My (then 20 yo) brother broke down seduction into a bunch of rules and steps like an engineer. In fact the diary was written down in a lab book he got at the campus bookstore. Step 1 do this, step 2 do that, then step 3 say this. He pulled from men we knew and the seduction techniques of Richard Feynman (bro was at Caltech in the 80s). Funny part is it did work. He had a high body count. But it was this rotating door of the same kind of gal over and over. They all had serious relationship issues. Go figure they were horny for a robot.

I got the idea he was following the same recipe based on the same universal understanding of how women ticked and it got him the same result. It was a repeatable experiment. He got laid. By the same gal in a different body. The relationships all had similar problems and ended exactly the same way. Then he’d rinse and repeat. Madness. He never saw the big picture because his system “worked” at getting him laid!

I’m not terribly experienced in these things. I kind of treat it like dynamic response and feedback which I am familiar with.

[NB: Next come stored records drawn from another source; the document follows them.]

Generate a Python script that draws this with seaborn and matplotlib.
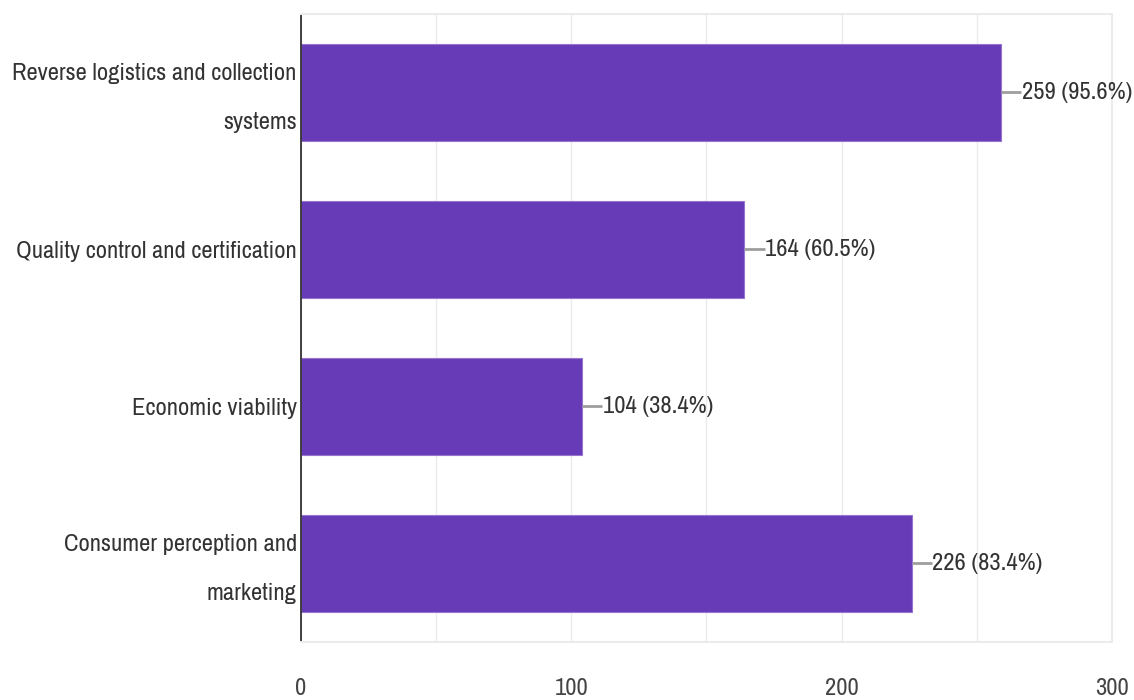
import matplotlib
matplotlib.use("Agg")
import matplotlib.pyplot as plt
from matplotlib import font_manager
from matplotlib.transforms import ScaledTranslation
import seaborn as sns
import pandas as pd

categories = [
    "Reverse logistics and collection\nsystems",
    "Quality control and certification",
    "Economic viability",
    "Consumer perception and\nmarketing",
]
counts = [259, 164, 104, 226]
percents = [95.6, 60.5, 38.4, 83.4]
x_ticks = [0, 100, 200, 300]

sns.set_style("white")


def pick_narrow_font():
    """Return the file path of an installed condensed sans face, if any."""
    narrow = ("condensed", "semi-condensed", "extra-condensed", "ultra-condensed")
    best = None
    for f in font_manager.fontManager.ttflist:
        name = f.name.lower()
        is_narrow = (str(f.stretch).lower() in narrow or "condensed" in name
                     or "narrow" in name)
        if not is_narrow or f.style != "normal":
            continue
        w = f.weight if isinstance(f.weight, int) else 400
        if w != 400:
            continue
        rank = 0 if ("roboto" in name or "narrow" in name) else 1
        if best is None or rank < best[0]:
            best = (rank, f.fname)
    return best[1] if best else None


narrow_path = pick_narrow_font()
plt.rcParams["font.family"] = ["Liberation Sans", "DejaVu Sans"]
if narrow_path:
    base_size = 17.7
    def fp(size=base_size):
        return font_manager.FontProperties(fname=narrow_path, size=size)
else:
    base_size = 14.5
    def fp(size=base_size):
        return font_manager.FontProperties(family="Liberation Sans", size=size)

df = pd.DataFrame({"category": categories, "count": counts})

fig = plt.figure(figsize=(11.34, 7.0), dpi=100)
ax = fig.add_axes([0.2654, 0.0829, 0.9806 - 0.2654, 0.98 - 0.0829])

sns.barplot(data=df, y="category", x="count", orient="h", color="#673ab7",
            saturation=1, width=0.62, ax=ax, edgecolor="#9575cd", linewidth=0.8)

ax.set_xlim(0, 300)
ax.set_ylim(3.5, -0.5)
ax.set_xticks(x_ticks)
ax.set_xticklabels([str(t) for t in x_ticks], fontproperties=fp(), color="#444444")
ax.set_xticks(range(0, 301, 50), minor=True)
ax.xaxis.grid(True, which="both", color="#ebebeb", linewidth=1)
ax.set_axisbelow(True)
ax.tick_params(axis="x", which="both", length=0, pad=26)
ax.tick_params(axis="y", length=0, pad=3)
ax.set_yticks(range(len(categories)))
ax.set_yticklabels(categories, fontproperties=fp(), color="#333333", linespacing=2.65)
# two-line labels: centre the block on the bar, nudged slightly down
nudge = ScaledTranslation(0, -0.055, fig.dpi_scale_trans)
for lab in ax.get_yticklabels():
    if "\n" in lab.get_text():
        lab.set_verticalalignment("center")
        lab.set_transform(lab.get_transform() + nudge)
ax.set_xlabel("")
ax.set_ylabel("")

for side in ["top", "bottom", "right"]:
    ax.spines[side].set_color("#ebebeb")
    ax.spines[side].set_linewidth(1.5)
ax.spines["left"].set_color("#333333")
ax.spines["left"].set_linewidth(1.3)

for i, (c, p) in enumerate(zip(counts, percents)):
    ax.plot([c, c + 7.5], [i, i], color="#9e9e9e", linewidth=2, solid_capstyle="butt")
    ax.text(c + 7.6, i, f"{c} ({p}%)", va="center", ha="left",
            fontproperties=fp(), color="#333333")

fig.savefig("out.png", dpi=100)
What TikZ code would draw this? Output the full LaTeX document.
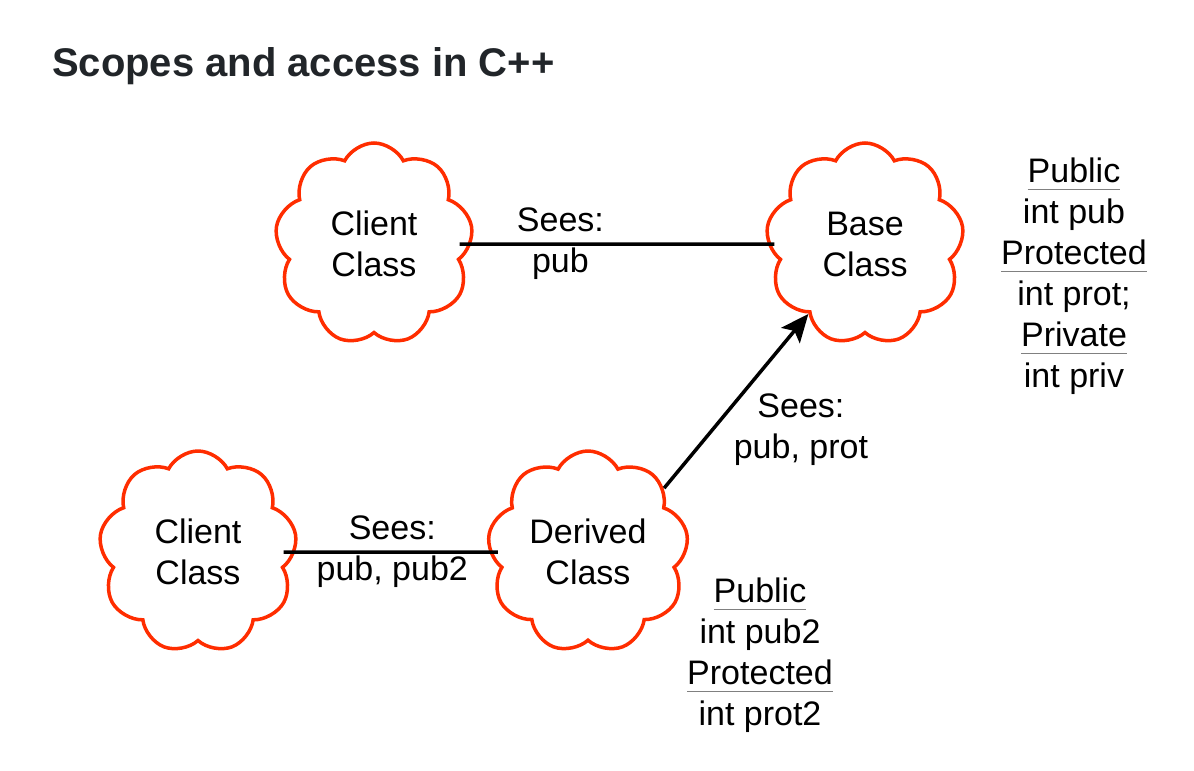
\documentclass[tikz,border=0pt]{standalone}
\usepackage{fontspec}
\setmainfont{Liberation Sans}
\usetikzlibrary{shapes.symbols,arrows.meta,positioning}
\definecolor{cloudred}{RGB}{255,45,0}
\definecolor{titlegray}{RGB}{33,37,41}
\newcommand{\accline}[1]{\setbox0\hbox{#1}\rlap{\color{gray}\rule[-8pt]{\wd0}{1.4pt}}\box0}

\begin{document}
\begin{tikzpicture}[x=1pt,y=-1pt,line width=3.5pt,
  class node/.style={cloud,cloud puffs=9,cloud puff arc=125,aspect=1,draw=cloudred,line width=3.5pt,
    minimum width=198pt,minimum height=202pt,align=center,
    font=\fontsize{34}{41}\selectfont},
  sees/.style={align=center,font=\fontsize{34}{41}\selectfont,inner sep=2pt},
  access/.style={align=center,font=\fontsize{34}{41}\selectfont}]
   \useasboundingbox (0,0) rectangle (1194,771);
   \node[anchor=base west,font=\fontsize{40}{48}\selectfont\bfseries,text=titlegray] (title) at (47,76) {Scopes and access in C++};
   % the four classes
   \node[class node] (client1) at (374,244) {Client\\Class};
   \node[class node] (base) at (865,244) {Base\\Class};
   \node[class node] (client2) at (198,552) {Client\\Class};
   \node[class node] (derived) at (588,552) {Derived\\Class};
   % access lists
   \node[access] (baseacc) at (1074,276) {\accline{Public}\\int pub\\\accline{Protected}\\int prot;\\\accline{Private}\\int priv};
   \node[access] (derivedacc) at (760,655) {\accline{Public}\\int pub2\\\accline{Protected}\\int prot2};
   % what each class sees
   \draw[shorten <=-12pt,shorten >=-7pt] (client1.0) -- node[sees,pos=0.3] {Sees:\\pub} (base.180);
   \draw[shorten <=-12pt,shorten >=-9pt] (client2.0) -- node[sees] {Sees:\\pub, pub2} (derived.180);
   \draw[-{Stealth[length=28pt,width=24pt,inset=6pt]}] (derived.40) -- node[sees,pos=0.36,anchor=west,xshift=14pt,yshift=-4pt] {Sees:\\pub, prot} (base.231);
\end{tikzpicture}
\end{document}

For me each instance is an unknown feedback system where I have to turn the gain way down if I have any hope at stability. The rules or physics depends a lot on what is in the system. And, the plant(process accumulator) dynamics can vary widely. If you don’t know what response you’ll get it’s good to start with a very low amplitude impulse and heavily process the response before making adjustments to system coefficients. This will deal with a good number of systems unlike hard physical laws which tend to throw dynamic systems off the rails. I think the convolutional neural nets of late approach reality this way using a lot of real downstream data to train the upstream processing filter thus resulting in a system that works as a single unit. The analogy to human relationships is strong because AI people are trying to emulate biology with circuitry.
When I look at my brother and dad’s design of experiments they only use feed forward schemes. Dad never could understand why feedback resulted in high accuracy and linearity across a broad variety of plants. His ideas were locked in precision feed forward designs that could only handle specific system dynamics. When things didn’t work they just swapped in another plant till they got the desired result. Which was inevitably the same plant.